From trying to work through and experience these processes I am beginning to think that it is less and less likely they can really work in any positive way or in the terms that the commissioning agency or their funding bodies still believe or imagine they work. It's one of those Kafkaesque circuits... . In the UK there is a culture of evidence based policy making – set up by New Labour – which requires public institutions to make demonstrable contributions to government objectives and to meet specific strategies. This culture has now seeped into other institutions, I think. I cannot prove this but it seems evident from my own experiences. And like I said the charities and institutions I have worked with get their money from a huge variety of places so it's quite hard to unravel these tangled money threads.

One of the main reasons I accepted certain commissions was not to see them realised – I began my career making small models and diagrams that critically addressed and parodied these kinds of activities – but to experience the process of the commission and to understand how they work and what their limitations are. But like I said they turned out to be way more complicated than I imagined or perhaps how they might be perceived from the outside.
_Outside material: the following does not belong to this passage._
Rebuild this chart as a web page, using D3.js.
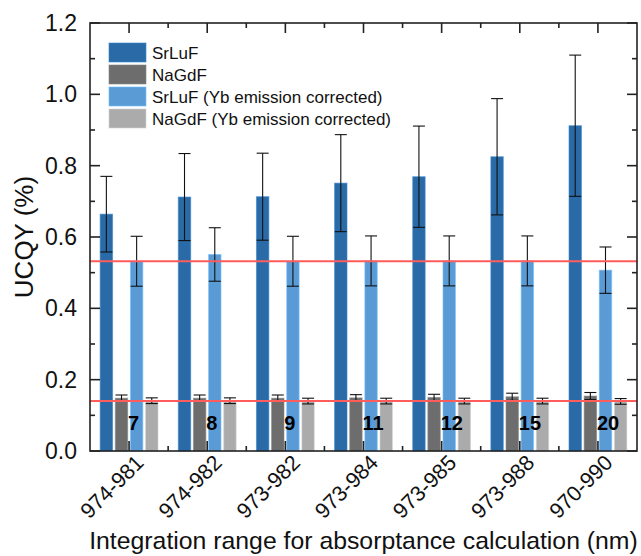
<!DOCTYPE html>
<html>
<head>
<meta charset="utf-8">
<script src="https://cdn.jsdelivr.net/npm/d3@7"></script>
<style>
  html, body { margin: 0; padding: 0; background: #fff; }
  svg { display: block; font-family: "Liberation Sans", Arial, sans-serif; }
</style>
</head>
<body>
<svg id="chart" width="641" height="556"></svg>
<script>
// Integration ranges (nm) and their widths (nm)
const categories = ["974-981", "974-982", "973-982", "973-984", "973-985", "973-988", "970-990"];
const rangeWidths = ["7", "8", "9", "11", "12", "15", "20"];

// UCQY (%) per series, with error bars
const srluf        = [0.664, 0.712, 0.713, 0.751, 0.769, 0.825, 0.912];
const srlufErr     = [0.106, 0.122, 0.122, 0.136, 0.142, 0.163, 0.198];
const nagdf        = [0.148, 0.148, 0.148, 0.149, 0.150, 0.152, 0.154];
const nagdfErr     = [0.009, 0.009, 0.009, 0.009, 0.009, 0.010, 0.010];
const srlufCorr    = [0.532, 0.551, 0.532, 0.533, 0.533, 0.533, 0.507];
const srlufCorrErr = [0.070, 0.075, 0.070, 0.070, 0.070, 0.070, 0.065];
const nagdfCorr    = [0.141, 0.141, 0.140, 0.140, 0.140, 0.140, 0.139];
const nagdfCorrErr = [0.008, 0.008, 0.008, 0.008, 0.008, 0.008, 0.008];

const seriesNames = ["SrLuF", "NaGdF", "SrLuF (Yb emission corrected)", "NaGdF (Yb emission corrected)"];
const seriesColors = ["#2a6ba7", "#6d6d6d", "#5b9bd5", "#ababab"];

// Horizontal reference levels
const refLines = [0.532, 0.140];

const yTicks = [0.0, 0.2, 0.4, 0.6, 0.8, 1.0, 1.2];

const series = [
  { name: seriesNames[0], values: srluf, errs: srlufErr },
  { name: seriesNames[1], values: nagdf, errs: nagdfErr },
  { name: seriesNames[2], values: srlufCorr, errs: srlufCorrErr },
  { name: seriesNames[3], values: nagdfCorr, errs: nagdfCorrErr }
];

const svg = d3.select("#chart");
const m = { left: 90, right: 637, top: 23, bottom: 451 };

const x0 = d3.scaleBand().domain(categories).range([m.left, m.right])
  .paddingInner(0.26).paddingOuter(0.13);
const x1 = d3.scaleBand().domain(seriesNames).range([0, x0.bandwidth()])
  .paddingInner(0.18).paddingOuter(0);
const y = d3.scaleLinear().domain([0, 1.2]).range([m.bottom, m.top]);
const color = d3.scaleOrdinal().domain(seriesNames).range(seriesColors);

// Bars
const groups = svg.append("g").selectAll("g")
  .data(categories).join("g")
  .attr("transform", d => `translate(${x0(d)},0)`);

groups.selectAll("rect")
  .data((c, i) => series.map(s => ({ name: s.name, v: s.values[i], e: s.errs[i] })))
  .join("rect")
  .attr("x", d => x1(d.name))
  .attr("width", x1.bandwidth())
  .attr("y", d => y(d.v))
  .attr("height", d => y(0) - y(d.v))
  .attr("fill", d => color(d.name))
  .attr("stroke", d => d3.color(color(d.name)).brighter(0.6))
  .attr("stroke-opacity", 0.6)
  .attr("stroke-width", 1);

// Error bars
const capW = 12;
const eb = groups.selectAll("g.err")
  .data((c, i) => series.map(s => ({ name: s.name, v: s.values[i], e: s.errs[i] })))
  .join("g").attr("class", "err")
  .attr("stroke", "#111").attr("stroke-width", 1.1).attr("fill", "none");
eb.append("line")
  .attr("x1", d => x1(d.name) + x1.bandwidth() / 2)
  .attr("x2", d => x1(d.name) + x1.bandwidth() / 2)
  .attr("y1", d => y(d.v - d.e)).attr("y2", d => y(d.v + d.e));
eb.append("line")
  .attr("x1", d => x1(d.name) + x1.bandwidth() / 2 - capW / 2)
  .attr("x2", d => x1(d.name) + x1.bandwidth() / 2 + capW / 2)
  .attr("y1", d => y(d.v + d.e)).attr("y2", d => y(d.v + d.e));
eb.append("line")
  .attr("x1", d => x1(d.name) + x1.bandwidth() / 2 - capW / 2)
  .attr("x2", d => x1(d.name) + x1.bandwidth() / 2 + capW / 2)
  .attr("y1", d => y(d.v - d.e)).attr("y2", d => y(d.v - d.e));

// Reference lines
svg.append("g").selectAll("line").data(refLines).join("line")
  .attr("x1", m.left).attr("x2", m.right)
  .attr("y1", d => y(d)).attr("y2", d => y(d))
  .attr("stroke", "#ff5c5c").attr("stroke-width", 2);

// Range-width labels
svg.append("g").selectAll("text").data(categories).join("text")
  .attr("x", d => x0(d) + x0.bandwidth() / 2 - 1)
  .attr("y", y(0.06))
  .attr("text-anchor", "start")
  .attr("font-size", 20).attr("font-weight", "bold").attr("fill", "#000")
  .text((d, i) => rangeWidths[i]);

// Axes: ticks point inward on all four sides
const centers = categories.map(c => x0(c) + x0.bandwidth() / 2);
const bounds = d3.range(1, categories.length).map(i => m.left + i * x0.step());
const minorY = d3.range(0.1, 1.2, 0.2);

function xTicks(g, yPos, dir) {
  g.selectAll("line.maj").data(centers).join("line").attr("class", "maj")
    .attr("x1", d => d).attr("x2", d => d)
    .attr("y1", yPos).attr("y2", yPos + dir * 10);
  g.selectAll("line.min").data(bounds).join("line").attr("class", "min")
    .attr("x1", d => d).attr("x2", d => d)
    .attr("y1", yPos).attr("y2", yPos + dir * 5);
}
function yTickMarks(g, xPos, dir) {
  g.selectAll("line.maj").data(yTicks).join("line").attr("class", "maj")
    .attr("y1", d => y(d)).attr("y2", d => y(d))
    .attr("x1", xPos).attr("x2", xPos + dir * 10);
  g.selectAll("line.min").data(minorY).join("line").attr("class", "min")
    .attr("y1", d => y(d)).attr("y2", d => y(d))
    .attr("x1", xPos).attr("x2", xPos + dir * 5);
}
const tickG = svg.append("g").attr("stroke", "#222").attr("stroke-width", 1.6);
xTicks(tickG.append("g"), m.bottom, -1);
xTicks(tickG.append("g"), m.top, 1);
yTickMarks(tickG.append("g"), m.left, 1);
yTickMarks(tickG.append("g"), m.right, -1);

// Frame
svg.append("rect")
  .attr("x", m.left).attr("y", m.top)
  .attr("width", m.right - m.left).attr("height", m.bottom - m.top)
  .attr("fill", "none").attr("stroke", "#222").attr("stroke-width", 1.6);

// Y tick labels via d3 axis (lines hidden, labels only)
const yAxis = d3.axisLeft(y).tickValues(yTicks).tickFormat(d3.format(".1f"))
  .tickSize(0).tickPadding(13);
const yg = svg.append("g").attr("transform", `translate(${m.left},0)`).call(yAxis);
yg.select(".domain").remove();
yg.selectAll("text").attr("font-size", 23).attr("fill", "#111")
  .attr("font-family", "Liberation Sans, Arial, sans-serif");

// X tick labels, rotated
const xAxis = d3.axisBottom(x0).tickSize(0).tickPadding(0);
const xg = svg.append("g").attr("transform", `translate(0,${m.bottom})`).call(xAxis);
xg.select(".domain").remove();
xg.selectAll("text")
  .attr("font-size", 21.5).attr("fill", "#111")
  .attr("font-family", "Liberation Sans, Arial, sans-serif")
  .attr("text-anchor", "end")
  .attr("dy", null).attr("y", null)
  .attr("transform", "translate(16,13) rotate(-45)");

// Axis titles
svg.append("text")
  .attr("x", (m.left + m.right) / 2).attr("y", 549)
  .attr("text-anchor", "middle").attr("font-size", 24.8).attr("fill", "#111")
  .text("Integration range for absorptance calculation (nm)");
svg.append("text")
  .attr("transform", `translate(33,${(m.top + m.bottom) / 2}) rotate(-90)`)
  .attr("text-anchor", "middle").attr("font-size", 26).attr("fill", "#111")
  .text("UCQY (%)");

// Legend
const legend = svg.append("g").selectAll("g").data(seriesNames).join("g")
  .attr("transform", (d, i) => `translate(109,${43 + i * 22})`);
legend.append("rect")
  .attr("width", 37).attr("height", 19)
  .attr("fill", d => color(d))
  .attr("stroke", d => d3.color(color(d)).brighter(0.6))
  .attr("stroke-opacity", 0.6);
legend.append("text")
  .attr("x", 43).attr("y", 16)
  .attr("font-size", 17).attr("fill", "#111")
  .text(d => d);
</script>
</body>
</html>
In the end it's usually not worth doing – financially, practically or symbolically!

Image: Nils Norman, Above Ground, commissioned by Platform for Art for Transport for London

Is it possible to harness the many-headed hydra of urban regeneration as a means to realise a meaningful transformation of the urban environment?

Yes and no, it really depends from context to context, project to project. I have only been involved in one major scheme, and that was in Denmark, where I was able to change the planners master plan through unique social circumstances. That project, officially completed in 2006, is now being transformed by the residents independently of the local authorities and I am in contact with them. But from my experience, the amount of compromise and negotiation is not compatible with how artists have traditionally been educated. The planning process is usually extremely complex, and the idea of artists making changes is pretty much a myth, even the critique of artists being able to make changes is slightly misinformed, but inserting a critique, is, I think still necessary. Architecture and urbanism has no real tradition of institutional critique.